Valentine

Endearment x letterpress, January 2012
This poem first appeared in Fieralingue‘s 100,000 Poets for Change anthology, fall 2011.

When, in January, I had the chance to set type for the first time, I made the above. I felt giddy all day. I wrote, afterward: I love every letter of the alphabet! In fact, however, the endearment is a kind of lipogram: Many letters are excluded. On account of this, I came very close to running out of several letters. At the end, one V was left in the typecase.

Certain of the letters were not printing as well as others. So, under the advice of Frank Brannon, who is amazing and who perceived just what amount of makeready I was ready to make, I made little cushions for them, squares of newsprint, which I slid under the relevant piece of type. The “r” in “endearment” needed a lift, for instance. This and many more adjustments.

The screen does not do justice to the excitement of feeling those printed letters under my fingertips. Printing enlivens. Printing, be my valentine?


Proposition and experiment

I. Many people will not, of their own accord, look at a poem.

II. Millions of people will, of their own accord, spend lots and lots of time looking at photographs of cats.

III. Therefore, earlier this year, I concluded that the best strategy for increasing the number of viewers for poems would be to print them on top of photographs of cats.

IV. I happen to like looking at both poems and cats.

V. So this is, for me, a win-win situation.

VI. Fortunately, my own cat is a patient model, and (if I am to be believed) quite photogenic.

VII. The aforementioned cat is Tisko Tansi, small hero.

VII. Thus I present to you (albeit in digital rather than physical form) an Endearments broadside, featuring a poem that originally appeared in BlazeVOX spring 2011.

VIII. If you want to share a copy of this image, please ask first. If you want a real copy, you can ask about that too.


Poetic objects

The endearments lend themselves particularly to the world of things. At least, I have found it easier to work with them visually than with other poems of late. I’ve printed them on top of old photographs, and on the pages of old natural-history textbooks. And I’ve printed them on top of newer images too. These objects, even the digitally created ones, are of the physical world rather than the virtual one. This is important. In an essay for Fringe,On Poetic Objects and Poetic Economies,” I consider the advantages and challenges of bringing poems into the visual world:

If I could think of the poems as objects, I said to a friend, a visual artist, this past spring, they would take up as much room as objects do in my mind, and then I would need fewer things in my life. Fewer artifacts waiting to become art.

After exploring cheap art, poems on cards, broadsides, I allow myself a bit of exhortation on these objects’ behalf:

After it’s had the chance to live online a while, affix your poem to a page. One you can give out, or barter for snacks or a drink, or sell for a few bucks. . . . And if you are one of the fine folks who are doing something like this already, for your own work or for that of others, in your living room or in a letterpress studio, I applaud you. Don’t stop. . . .

Make it. Allow it to exist in time, and try again. And try new things, and get better.

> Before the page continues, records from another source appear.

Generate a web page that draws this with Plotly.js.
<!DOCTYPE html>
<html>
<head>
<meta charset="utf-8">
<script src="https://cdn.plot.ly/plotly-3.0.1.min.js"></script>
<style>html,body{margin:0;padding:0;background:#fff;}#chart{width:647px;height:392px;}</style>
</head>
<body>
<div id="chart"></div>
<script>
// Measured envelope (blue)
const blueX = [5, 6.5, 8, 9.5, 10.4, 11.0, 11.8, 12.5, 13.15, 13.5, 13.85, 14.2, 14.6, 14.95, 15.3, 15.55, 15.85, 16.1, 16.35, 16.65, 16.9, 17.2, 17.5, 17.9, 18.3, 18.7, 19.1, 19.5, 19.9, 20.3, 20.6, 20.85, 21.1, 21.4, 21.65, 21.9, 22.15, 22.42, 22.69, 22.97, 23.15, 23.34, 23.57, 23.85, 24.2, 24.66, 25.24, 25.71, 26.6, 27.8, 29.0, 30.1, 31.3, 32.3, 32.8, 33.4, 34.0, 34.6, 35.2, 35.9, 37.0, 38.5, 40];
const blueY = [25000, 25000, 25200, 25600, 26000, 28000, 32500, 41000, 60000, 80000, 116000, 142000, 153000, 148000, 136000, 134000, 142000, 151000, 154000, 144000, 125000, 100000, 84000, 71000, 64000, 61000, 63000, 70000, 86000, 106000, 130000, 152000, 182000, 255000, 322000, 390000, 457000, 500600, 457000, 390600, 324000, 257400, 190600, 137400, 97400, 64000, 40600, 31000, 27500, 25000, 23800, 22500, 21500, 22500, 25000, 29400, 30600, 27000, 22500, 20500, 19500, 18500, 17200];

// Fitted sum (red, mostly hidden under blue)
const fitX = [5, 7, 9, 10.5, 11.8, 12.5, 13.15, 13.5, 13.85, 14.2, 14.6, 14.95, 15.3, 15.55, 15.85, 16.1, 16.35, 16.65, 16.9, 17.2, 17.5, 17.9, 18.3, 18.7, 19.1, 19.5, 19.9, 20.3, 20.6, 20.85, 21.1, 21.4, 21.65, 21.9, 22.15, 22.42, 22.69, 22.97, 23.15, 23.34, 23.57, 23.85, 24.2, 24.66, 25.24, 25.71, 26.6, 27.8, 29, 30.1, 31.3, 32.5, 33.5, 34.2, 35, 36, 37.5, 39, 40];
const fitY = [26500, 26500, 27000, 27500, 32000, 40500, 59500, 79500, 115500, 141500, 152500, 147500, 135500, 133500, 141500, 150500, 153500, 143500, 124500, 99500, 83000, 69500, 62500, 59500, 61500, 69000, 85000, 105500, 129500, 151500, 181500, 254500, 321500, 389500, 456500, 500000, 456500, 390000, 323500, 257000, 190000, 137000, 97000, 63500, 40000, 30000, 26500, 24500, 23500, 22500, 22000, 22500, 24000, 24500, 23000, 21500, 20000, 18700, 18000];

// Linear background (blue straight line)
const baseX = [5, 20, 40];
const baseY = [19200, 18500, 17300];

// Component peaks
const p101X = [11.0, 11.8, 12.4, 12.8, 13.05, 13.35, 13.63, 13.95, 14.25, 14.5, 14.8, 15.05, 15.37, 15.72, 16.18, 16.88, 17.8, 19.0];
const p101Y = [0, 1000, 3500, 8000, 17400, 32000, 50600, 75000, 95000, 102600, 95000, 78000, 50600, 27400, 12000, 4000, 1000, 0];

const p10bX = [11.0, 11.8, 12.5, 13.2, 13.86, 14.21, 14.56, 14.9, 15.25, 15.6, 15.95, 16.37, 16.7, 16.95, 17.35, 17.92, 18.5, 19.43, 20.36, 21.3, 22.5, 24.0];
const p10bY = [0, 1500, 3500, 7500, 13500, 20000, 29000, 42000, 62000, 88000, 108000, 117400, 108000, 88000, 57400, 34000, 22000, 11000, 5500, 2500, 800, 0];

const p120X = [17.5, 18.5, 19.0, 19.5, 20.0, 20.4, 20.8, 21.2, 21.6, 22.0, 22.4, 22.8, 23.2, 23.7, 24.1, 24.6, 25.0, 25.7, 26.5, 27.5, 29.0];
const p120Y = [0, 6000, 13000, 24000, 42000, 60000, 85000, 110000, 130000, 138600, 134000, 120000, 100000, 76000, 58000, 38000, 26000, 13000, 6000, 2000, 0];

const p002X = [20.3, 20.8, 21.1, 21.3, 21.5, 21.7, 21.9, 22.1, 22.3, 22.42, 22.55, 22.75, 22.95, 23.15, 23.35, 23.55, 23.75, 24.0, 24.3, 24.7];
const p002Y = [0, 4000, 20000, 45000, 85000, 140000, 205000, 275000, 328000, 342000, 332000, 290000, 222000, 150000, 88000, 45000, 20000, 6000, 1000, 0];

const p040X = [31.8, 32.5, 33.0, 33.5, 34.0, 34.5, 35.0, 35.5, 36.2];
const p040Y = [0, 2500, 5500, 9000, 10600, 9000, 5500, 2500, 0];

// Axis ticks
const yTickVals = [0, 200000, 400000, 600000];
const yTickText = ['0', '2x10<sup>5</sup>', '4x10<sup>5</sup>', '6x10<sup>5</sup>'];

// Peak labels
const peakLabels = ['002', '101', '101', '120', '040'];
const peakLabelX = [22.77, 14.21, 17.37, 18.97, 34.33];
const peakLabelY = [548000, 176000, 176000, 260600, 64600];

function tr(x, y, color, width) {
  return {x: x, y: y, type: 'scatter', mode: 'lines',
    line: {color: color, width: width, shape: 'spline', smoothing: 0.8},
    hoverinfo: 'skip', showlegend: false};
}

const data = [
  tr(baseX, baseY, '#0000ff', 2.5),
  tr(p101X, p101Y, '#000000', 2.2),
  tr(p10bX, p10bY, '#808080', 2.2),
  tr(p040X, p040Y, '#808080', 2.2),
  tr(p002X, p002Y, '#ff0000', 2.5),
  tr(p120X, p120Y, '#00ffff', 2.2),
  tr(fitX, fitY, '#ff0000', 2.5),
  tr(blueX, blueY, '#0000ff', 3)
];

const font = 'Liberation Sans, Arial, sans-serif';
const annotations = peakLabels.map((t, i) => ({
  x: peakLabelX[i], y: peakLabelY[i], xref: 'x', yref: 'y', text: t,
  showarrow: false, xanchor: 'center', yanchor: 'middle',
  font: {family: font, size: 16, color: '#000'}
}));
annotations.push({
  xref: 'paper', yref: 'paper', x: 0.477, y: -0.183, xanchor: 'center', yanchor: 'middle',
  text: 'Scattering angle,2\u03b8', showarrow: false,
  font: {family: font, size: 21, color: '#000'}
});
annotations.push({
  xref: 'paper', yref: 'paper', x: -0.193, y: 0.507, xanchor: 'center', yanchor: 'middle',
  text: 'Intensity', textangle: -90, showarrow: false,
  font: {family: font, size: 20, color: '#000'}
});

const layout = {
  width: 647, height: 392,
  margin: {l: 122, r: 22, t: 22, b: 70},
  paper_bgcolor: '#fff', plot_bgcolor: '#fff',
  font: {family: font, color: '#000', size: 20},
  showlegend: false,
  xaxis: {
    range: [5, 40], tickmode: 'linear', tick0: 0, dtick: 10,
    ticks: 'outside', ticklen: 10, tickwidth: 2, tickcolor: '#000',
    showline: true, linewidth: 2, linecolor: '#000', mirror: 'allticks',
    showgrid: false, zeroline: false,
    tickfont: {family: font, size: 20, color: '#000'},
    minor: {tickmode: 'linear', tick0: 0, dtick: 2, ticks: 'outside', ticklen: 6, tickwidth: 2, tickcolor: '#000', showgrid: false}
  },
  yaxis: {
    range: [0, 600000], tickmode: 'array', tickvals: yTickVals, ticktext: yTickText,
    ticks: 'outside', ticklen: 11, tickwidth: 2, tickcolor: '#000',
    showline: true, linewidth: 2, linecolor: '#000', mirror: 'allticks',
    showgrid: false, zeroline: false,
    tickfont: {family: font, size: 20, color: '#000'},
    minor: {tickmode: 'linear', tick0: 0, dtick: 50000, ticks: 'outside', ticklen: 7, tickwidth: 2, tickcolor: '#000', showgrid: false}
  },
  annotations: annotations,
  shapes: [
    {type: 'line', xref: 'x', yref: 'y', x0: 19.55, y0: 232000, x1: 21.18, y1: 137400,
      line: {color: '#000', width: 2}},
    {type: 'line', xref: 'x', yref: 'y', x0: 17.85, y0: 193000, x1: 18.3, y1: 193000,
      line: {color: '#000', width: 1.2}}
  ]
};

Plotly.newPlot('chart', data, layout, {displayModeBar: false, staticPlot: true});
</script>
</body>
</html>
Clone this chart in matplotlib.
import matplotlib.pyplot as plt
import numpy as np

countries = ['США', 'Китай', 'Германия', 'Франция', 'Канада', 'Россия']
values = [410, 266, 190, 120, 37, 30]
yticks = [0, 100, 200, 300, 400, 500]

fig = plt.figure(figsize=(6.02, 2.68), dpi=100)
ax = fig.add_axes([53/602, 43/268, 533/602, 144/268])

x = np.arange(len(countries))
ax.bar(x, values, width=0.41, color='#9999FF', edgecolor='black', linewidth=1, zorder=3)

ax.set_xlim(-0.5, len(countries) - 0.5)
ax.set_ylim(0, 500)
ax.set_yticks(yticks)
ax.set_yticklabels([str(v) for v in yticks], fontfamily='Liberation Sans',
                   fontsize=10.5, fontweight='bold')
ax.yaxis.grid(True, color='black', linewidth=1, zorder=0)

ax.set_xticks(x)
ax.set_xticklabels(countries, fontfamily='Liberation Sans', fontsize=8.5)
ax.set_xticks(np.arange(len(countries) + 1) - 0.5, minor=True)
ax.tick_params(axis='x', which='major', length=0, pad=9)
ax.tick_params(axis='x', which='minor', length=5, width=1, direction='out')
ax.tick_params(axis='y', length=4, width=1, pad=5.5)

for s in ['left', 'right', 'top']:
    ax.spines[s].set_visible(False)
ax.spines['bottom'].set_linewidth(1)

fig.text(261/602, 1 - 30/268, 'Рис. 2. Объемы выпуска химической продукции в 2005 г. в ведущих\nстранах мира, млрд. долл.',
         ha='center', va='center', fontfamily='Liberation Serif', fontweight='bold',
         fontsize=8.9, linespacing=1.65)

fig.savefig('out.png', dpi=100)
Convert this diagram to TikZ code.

It’s easier to get away with such imperatives if you’ve followed your own advice. In the case of poetic objects, though, the physical evidence necessarily has a smaller audience than the html-encoded call to action. So I am offering a partial fix. Shortly I’ll post the digital iteration of a broadside I made of the “beloved” endearment. I printed it on pale grey, textured paper, and I handed it out at the 2011 West Chester University poetry conference. Now it will live here too, but it is better in person.


Change

The endearment ending “peaches” was published a couple weeks back as part of the 100,000 Poets for Change anthology at Fieralingue. This is really a coincidence of timing—it happened to be ready, and the anthology call was there, a confluence which serves to foreground some things about the poem that I had formerly been muttering about to myself only.

For so long I had the best-words part of this endearment, but the best order for them eluded me. So a narrative emerged to help me as I revised. “Cease,” “ash heap” and “cheep” suggested a phoenix to me—burning up, then resurrection. “She paces, hep as cash” felt like the push against the feminine that I sometimes feel. The “she” in my mind was wearing tweed, and a little cap, possibly. Expecting trouble but brazen in the face of it. About to change. Maybe to embody the gender he really was. Maybe just to bust loose.

I said the story about resurrection and about gender to A. a while back and he did not buy it. It seemed too far-fetched to him. I was disappointed, but as I have mentioned before, this circumstance is okay—the phoenixical skeleton upon which I have draped the poem as I’ve worked on it is not an essential part of the finished poem. It is less skeleton than clothes-horse. I pat it on the rump, say thanks, and let it run off into the field where retired clothes-horses spend their days.

Because I don’t want that framework to determine an end-meaning for the poem. It can’t, realistically; it’s not part of the poem proper, and the markers that originally suggested it often change as I revise. “Cease” became “Cease speech”; that and the “cheeps” at the end may say something about language. A change of language. A good silence, then (a) great cheer.

On September 24, the day of 100,000 Poets for Change, I’ll hand out broadsides of the peaches endearment. If you would like one, you can let me know. I am for change.